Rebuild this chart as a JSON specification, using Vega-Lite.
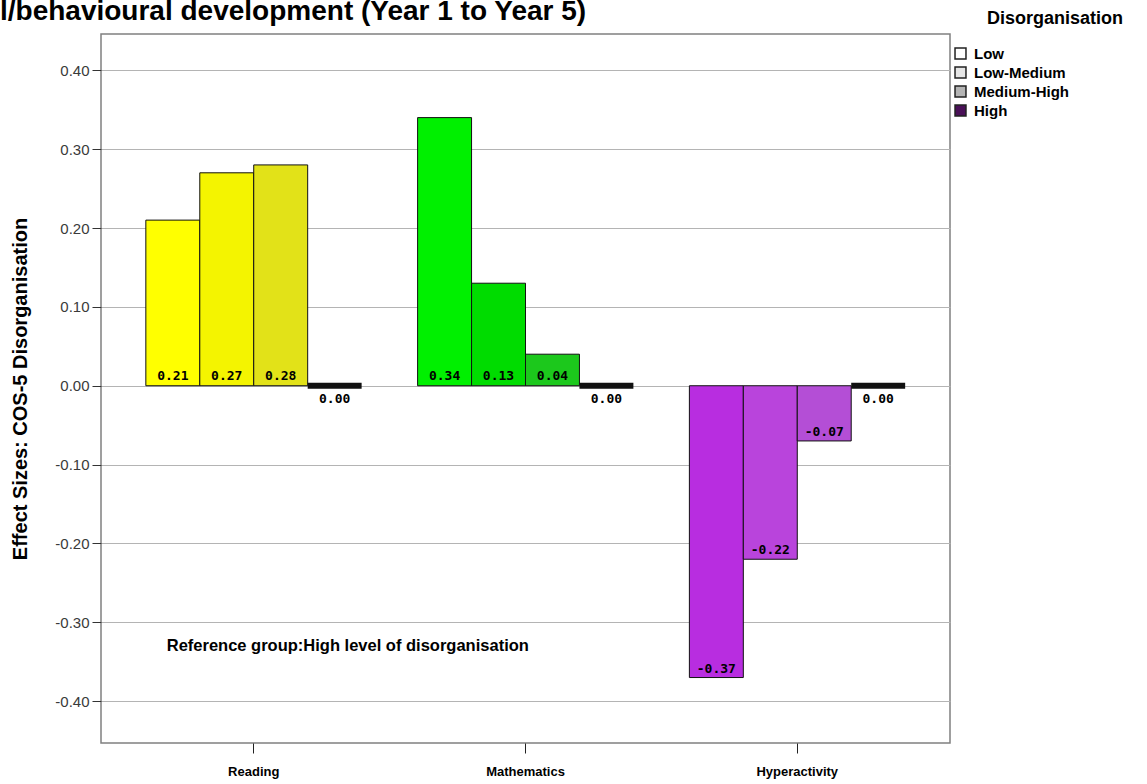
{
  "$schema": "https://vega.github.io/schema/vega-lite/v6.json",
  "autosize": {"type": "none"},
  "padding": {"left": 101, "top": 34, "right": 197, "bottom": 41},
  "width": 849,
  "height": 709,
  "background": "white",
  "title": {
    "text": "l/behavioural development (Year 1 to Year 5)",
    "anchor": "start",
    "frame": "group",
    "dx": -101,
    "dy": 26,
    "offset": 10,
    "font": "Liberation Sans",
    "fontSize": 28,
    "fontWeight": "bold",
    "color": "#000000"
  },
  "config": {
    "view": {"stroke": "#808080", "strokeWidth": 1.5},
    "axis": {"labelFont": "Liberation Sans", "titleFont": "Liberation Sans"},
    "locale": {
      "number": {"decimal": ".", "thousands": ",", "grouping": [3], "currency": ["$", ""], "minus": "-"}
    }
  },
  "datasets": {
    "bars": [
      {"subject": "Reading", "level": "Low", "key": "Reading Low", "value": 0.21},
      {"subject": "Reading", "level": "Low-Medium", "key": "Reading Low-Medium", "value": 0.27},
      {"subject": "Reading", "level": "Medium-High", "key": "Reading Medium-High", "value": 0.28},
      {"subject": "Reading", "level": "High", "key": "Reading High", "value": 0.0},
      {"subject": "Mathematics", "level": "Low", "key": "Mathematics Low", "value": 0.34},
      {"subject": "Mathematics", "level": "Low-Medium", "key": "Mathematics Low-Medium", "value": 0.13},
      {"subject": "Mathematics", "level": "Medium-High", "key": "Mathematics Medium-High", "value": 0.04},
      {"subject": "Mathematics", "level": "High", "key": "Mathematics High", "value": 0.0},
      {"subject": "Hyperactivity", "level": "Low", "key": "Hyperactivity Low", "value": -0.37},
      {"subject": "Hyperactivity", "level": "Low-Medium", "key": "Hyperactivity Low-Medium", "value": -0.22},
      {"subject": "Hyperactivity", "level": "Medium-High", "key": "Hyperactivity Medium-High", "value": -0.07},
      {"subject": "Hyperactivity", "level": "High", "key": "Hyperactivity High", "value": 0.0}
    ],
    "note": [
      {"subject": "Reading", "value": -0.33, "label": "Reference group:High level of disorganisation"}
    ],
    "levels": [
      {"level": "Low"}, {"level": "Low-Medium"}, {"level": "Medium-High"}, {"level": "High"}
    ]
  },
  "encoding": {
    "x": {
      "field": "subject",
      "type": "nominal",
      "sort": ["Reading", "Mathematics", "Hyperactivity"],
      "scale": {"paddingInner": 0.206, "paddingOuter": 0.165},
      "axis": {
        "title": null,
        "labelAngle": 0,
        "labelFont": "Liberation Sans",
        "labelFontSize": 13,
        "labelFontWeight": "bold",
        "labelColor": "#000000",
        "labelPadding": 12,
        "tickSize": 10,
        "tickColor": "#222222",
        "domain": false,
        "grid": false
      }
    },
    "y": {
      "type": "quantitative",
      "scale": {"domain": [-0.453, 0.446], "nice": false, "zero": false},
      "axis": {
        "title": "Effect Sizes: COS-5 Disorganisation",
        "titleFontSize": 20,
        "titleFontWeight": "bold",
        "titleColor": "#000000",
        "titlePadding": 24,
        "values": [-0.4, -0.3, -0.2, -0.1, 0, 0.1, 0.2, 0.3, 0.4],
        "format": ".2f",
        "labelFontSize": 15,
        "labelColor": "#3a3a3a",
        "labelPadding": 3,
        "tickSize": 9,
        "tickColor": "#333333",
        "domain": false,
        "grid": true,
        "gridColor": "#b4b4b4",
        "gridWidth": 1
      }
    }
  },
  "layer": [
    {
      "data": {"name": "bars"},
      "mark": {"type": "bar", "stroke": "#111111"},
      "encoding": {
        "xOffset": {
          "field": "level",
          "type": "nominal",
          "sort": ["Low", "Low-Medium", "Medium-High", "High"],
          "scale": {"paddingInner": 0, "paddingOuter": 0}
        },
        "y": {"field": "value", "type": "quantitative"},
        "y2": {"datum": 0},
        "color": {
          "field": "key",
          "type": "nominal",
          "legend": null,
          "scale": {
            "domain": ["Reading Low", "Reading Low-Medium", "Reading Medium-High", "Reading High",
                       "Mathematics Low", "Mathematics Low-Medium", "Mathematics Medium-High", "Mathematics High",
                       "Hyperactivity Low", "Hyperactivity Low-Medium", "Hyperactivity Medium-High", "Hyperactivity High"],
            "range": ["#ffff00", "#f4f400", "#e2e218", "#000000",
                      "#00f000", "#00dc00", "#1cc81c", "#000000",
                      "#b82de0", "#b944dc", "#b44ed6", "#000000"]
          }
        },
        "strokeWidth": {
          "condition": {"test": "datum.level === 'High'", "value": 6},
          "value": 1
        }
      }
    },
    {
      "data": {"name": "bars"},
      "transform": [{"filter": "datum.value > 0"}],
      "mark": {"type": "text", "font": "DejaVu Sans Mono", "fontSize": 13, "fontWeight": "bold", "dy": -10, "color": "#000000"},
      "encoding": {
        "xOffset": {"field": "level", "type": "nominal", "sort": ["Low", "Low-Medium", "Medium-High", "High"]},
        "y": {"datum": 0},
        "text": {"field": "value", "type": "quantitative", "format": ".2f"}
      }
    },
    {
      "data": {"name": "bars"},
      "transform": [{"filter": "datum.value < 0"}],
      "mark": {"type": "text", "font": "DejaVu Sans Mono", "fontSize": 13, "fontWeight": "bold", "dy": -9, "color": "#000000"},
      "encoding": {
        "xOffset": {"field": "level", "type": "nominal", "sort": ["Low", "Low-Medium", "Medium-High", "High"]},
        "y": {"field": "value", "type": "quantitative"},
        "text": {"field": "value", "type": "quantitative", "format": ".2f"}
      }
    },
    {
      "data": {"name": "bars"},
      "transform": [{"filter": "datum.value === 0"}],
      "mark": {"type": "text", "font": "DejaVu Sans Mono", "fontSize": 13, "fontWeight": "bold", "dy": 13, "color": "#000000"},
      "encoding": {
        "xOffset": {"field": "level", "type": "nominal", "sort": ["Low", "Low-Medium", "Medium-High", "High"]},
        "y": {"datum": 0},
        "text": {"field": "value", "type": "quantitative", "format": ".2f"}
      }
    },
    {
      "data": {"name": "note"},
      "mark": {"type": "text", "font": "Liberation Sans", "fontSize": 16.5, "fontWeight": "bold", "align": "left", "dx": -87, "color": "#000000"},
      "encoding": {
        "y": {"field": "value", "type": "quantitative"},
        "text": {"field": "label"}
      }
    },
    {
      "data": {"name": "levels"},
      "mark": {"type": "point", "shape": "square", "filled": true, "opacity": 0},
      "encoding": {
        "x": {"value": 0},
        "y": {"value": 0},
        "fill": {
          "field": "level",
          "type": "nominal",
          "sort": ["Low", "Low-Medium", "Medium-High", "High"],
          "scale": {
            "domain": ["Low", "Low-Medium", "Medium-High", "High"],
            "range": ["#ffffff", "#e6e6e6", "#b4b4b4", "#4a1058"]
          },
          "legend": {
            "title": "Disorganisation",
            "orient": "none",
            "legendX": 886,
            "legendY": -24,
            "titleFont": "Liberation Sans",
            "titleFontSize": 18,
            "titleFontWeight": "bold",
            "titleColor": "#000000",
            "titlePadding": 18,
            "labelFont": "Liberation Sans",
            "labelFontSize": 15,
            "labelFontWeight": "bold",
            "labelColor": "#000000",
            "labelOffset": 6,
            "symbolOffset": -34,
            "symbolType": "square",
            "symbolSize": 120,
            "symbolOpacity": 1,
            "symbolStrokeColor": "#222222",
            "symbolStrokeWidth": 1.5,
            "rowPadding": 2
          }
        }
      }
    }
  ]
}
★ ★ ★ ★ ★ ★ ★
(Instruction): Omit the pictures and give the material again, exactly and in full.

(Exercise answer):
Rebuild this chart as a JSON specification, using Vega-Lite.
{
  "$schema": "https://vega.github.io/schema/vega-lite/v6.json",
  "autosize": {"type": "none"},
  "padding": {"left": 101, "top": 34, "right": 197, "bottom": 41},
  "width": 849,
  "height": 709,
  "background": "white",
  "title": {
    "text": "l/behavioural development (Year 1 to Year 5)",
    "anchor": "start",
    "frame": "group",
    "dx": -101,
    "dy": 26,
    "offset": 10,
    "font": "Liberation Sans",
    "fontSize": 28,
    "fontWeight": "bold",
    "color": "#000000"
  },
  "config": {
    "view": {"stroke": "#808080", "strokeWidth": 1.5},
    "axis": {"labelFont": "Liberation Sans", "titleFont": "Liberation Sans"},
    "locale": {
      "number": {"decimal": ".", "thousands": ",", "grouping": [3], "currency": ["$", ""], "minus": "-"}
    }
  },
  "datasets": {
    "bars": [
      {"subject": "Reading", "level": "Low", "key": "Reading Low", "value": 0.21},
      {"subject": "Reading", "level": "Low-Medium", "key": "Reading Low-Medium", "value": 0.27},
      {"subject": "Reading", "level": "Medium-High", "key": "Reading Medium-High", "value": 0.28},
      {"subject": "Reading", "level": "High", "key": "Reading High", "value": 0.0},
      {"subject": "Mathematics", "level": "Low", "key": "Mathematics Low", "value": 0.34},
      {"subject": "Mathematics", "level": "Low-Medium", "key": "Mathematics Low-Medium", "value": 0.13},
      {"subject": "Mathematics", "level": "Medium-High", "key": "Mathematics Medium-High", "value": 0.04},
      {"subject": "Mathematics", "level": "High", "key": "Mathematics High", "value": 0.0},
      {"subject": "Hyperactivity", "level": "Low", "key": "Hyperactivity Low", "value": -0.37},
      {"subject": "Hyperactivity", "level": "Low-Medium", "key": "Hyperactivity Low-Medium", "value": -0.22},
      {"subject": "Hyperactivity", "level": "Medium-High", "key": "Hyperactivity Medium-High", "value": -0.07},
      {"subject": "Hyperactivity", "level": "High", "key": "Hyperactivity High", "value": 0.0}
    ],
    "note": [
      {"subject": "Reading", "value": -0.33, "label": "Reference group:High level of disorganisation"}
    ],
    "levels": [
      {"level": "Low"}, {"level": "Low-Medium"}, {"level": "Medium-High"}, {"level": "High"}
    ]
  },
  "encoding": {
    "x": {
      "field": "subject",
      "type": "nominal",
      "sort": ["Reading", "Mathematics", "Hyperactivity"],
      "scale": {"paddingInner": 0.206, "paddingOuter": 0.165},
      "axis": {
        "title": null,
        "labelAngle": 0,
        "labelFont": "Liberation Sans",
        "labelFontSize": 13,
        "labelFontWeight": "bold",
        "labelColor": "#000000",
        "labelPadding": 12,
        "tickSize": 10,
        "tickColor": "#222222",
        "domain": false,
        "grid": false
      }
    },
    "y": {
      "type": "quantitative",
      "scale": {"domain": [-0.453, 0.446], "nice": false, "zero": false},
      "axis": {
        "title": "Effect Sizes: COS-5 Disorganisation",
        "titleFontSize": 20,
        "titleFontWeight": "bold",
        "titleColor": "#000000",
        "titlePadding": 24,
        "values": [-0.4, -0.3, -0.2, -0.1, 0, 0.1, 0.2, 0.3, 0.4],
        "format": ".2f",
        "labelFontSize": 15,
        "labelColor": "#3a3a3a",
        "labelPadding": 3,
        "tickSize": 9,
        "tickColor": "#333333",
        "domain": false,
        "grid": true,
        "gridColor": "#b4b4b4",
        "gridWidth": 1
      }
    }
  },
  "layer": [
    {
      "data": {"name": "bars"},
      "mark": {"type": "bar", "stroke": "#111111"},
      "encoding": {
        "xOffset": {
          "field": "level",
          "type": "nominal",
          "sort": ["Low", "Low-Medium", "Medium-High", "High"],
          "scale": {"paddingInner": 0, "paddingOuter": 0}
        },
        "y": {"field": "value", "type": "quantitative"},
        "y2": {"datum": 0},
        "color": {
          "field": "key",
          "type": "nominal",
          "legend": null,
          "scale": {
            "domain": ["Reading Low", "Reading Low-Medium", "Reading Medium-High", "Reading High",
                       "Mathematics Low", "Mathematics Low-Medium", "Mathematics Medium-High", "Mathematics High",
                       "Hyperactivity Low", "Hyperactivity Low-Medium", "Hyperactivity Medium-High", "Hyperactivity High"],
            "range": ["#ffff00", "#f4f400", "#e2e218", "#000000",
                      "#00f000", "#00dc00", "#1cc81c", "#000000",
                      "#b82de0", "#b944dc", "#b44ed6", "#000000"]
          }
        },
        "strokeWidth": {
          "condition": {"test": "datum.level === 'High'", "value": 6},
          "value": 1
        }
      }
    },
    {
      "data": {"name": "bars"},
      "transform": [{"filter": "datum.value > 0"}],
      "mark": {"type": "text", "font": "DejaVu Sans Mono", "fontSize": 13, "fontWeight": "bold", "dy": -10, "color": "#000000"},
      "encoding": {
        "xOffset": {"field": "level", "type": "nominal", "sort": ["Low", "Low-Medium", "Medium-High", "High"]},
        "y": {"datum": 0},
        "text": {"field": "value", "type": "quantitative", "format": ".2f"}
      }
    },
    {
      "data": {"name": "bars"},
      "transform": [{"filter": "datum.value < 0"}],
      "mark": {"type": "text", "font": "DejaVu Sans Mono", "fontSize": 13, "fontWeight": "bold", "dy": -9, "color": "#000000"},
      "encoding": {
        "xOffset": {"field": "level", "type": "nominal", "sort": ["Low", "Low-Medium", "Medium-High", "High"]},
        "y": {"field": "value", "type": "quantitative"},
        "text": {"field": "value", "type": "quantitative", "format": ".2f"}
      }
    },
    {
      "data": {"name": "bars"},
      "transform": [{"filter": "datum.value === 0"}],
      "mark": {"type": "text", "font": "DejaVu Sans Mono", "fontSize": 13, "fontWeight": "bold", "dy": 13, "color": "#000000"},
      "encoding": {
        "xOffset": {"field": "level", "type": "nominal", "sort": ["Low", "Low-Medium", "Medium-High", "High"]},
        "y": {"datum": 0},
        "text": {"field": "value", "type": "quantitative", "format": ".2f"}
      }
    },
    {
      "data": {"name": "note"},
      "mark": {"type": "text", "font": "Liberation Sans", "fontSize": 16.5, "fontWeight": "bold", "align": "left", "dx": -87, "color": "#000000"},
      "encoding": {
        "y": {"field": "value", "type": "quantitative"},
        "text": {"field": "label"}
      }
    },
    {
      "data": {"name": "levels"},
      "mark": {"type": "point", "shape": "square", "filled": true, "opacity": 0},
      "encoding": {
        "x": {"value": 0},
        "y": {"value": 0},
        "fill": {
          "field": "level",
          "type": "nominal",
          "sort": ["Low", "Low-Medium", "Medium-High", "High"],
          "scale": {
            "domain": ["Low", "Low-Medium", "Medium-High", "High"],
            "range": ["#ffffff", "#e6e6e6", "#b4b4b4", "#4a1058"]
          },
          "legend": {
            "title": "Disorganisation",
            "orient": "none",
            "legendX": 886,
            "legendY": -24,
            "titleFont": "Liberation Sans",
            "titleFontSize": 18,
            "titleFontWeight": "bold",
            "titleColor": "#000000",
            "titlePadding": 18,
            "labelFont": "Liberation Sans",
            "labelFontSize": 15,
            "labelFontWeight": "bold",
            "labelColor": "#000000",
            "labelOffset": 6,
            "symbolOffset": -34,
            "symbolType": "square",
            "symbolSize": 120,
            "symbolOpacity": 1,
            "symbolStrokeColor": "#222222",
            "symbolStrokeWidth": 1.5,
            "rowPadding": 2
          }
        }
      }
    }
  ]
}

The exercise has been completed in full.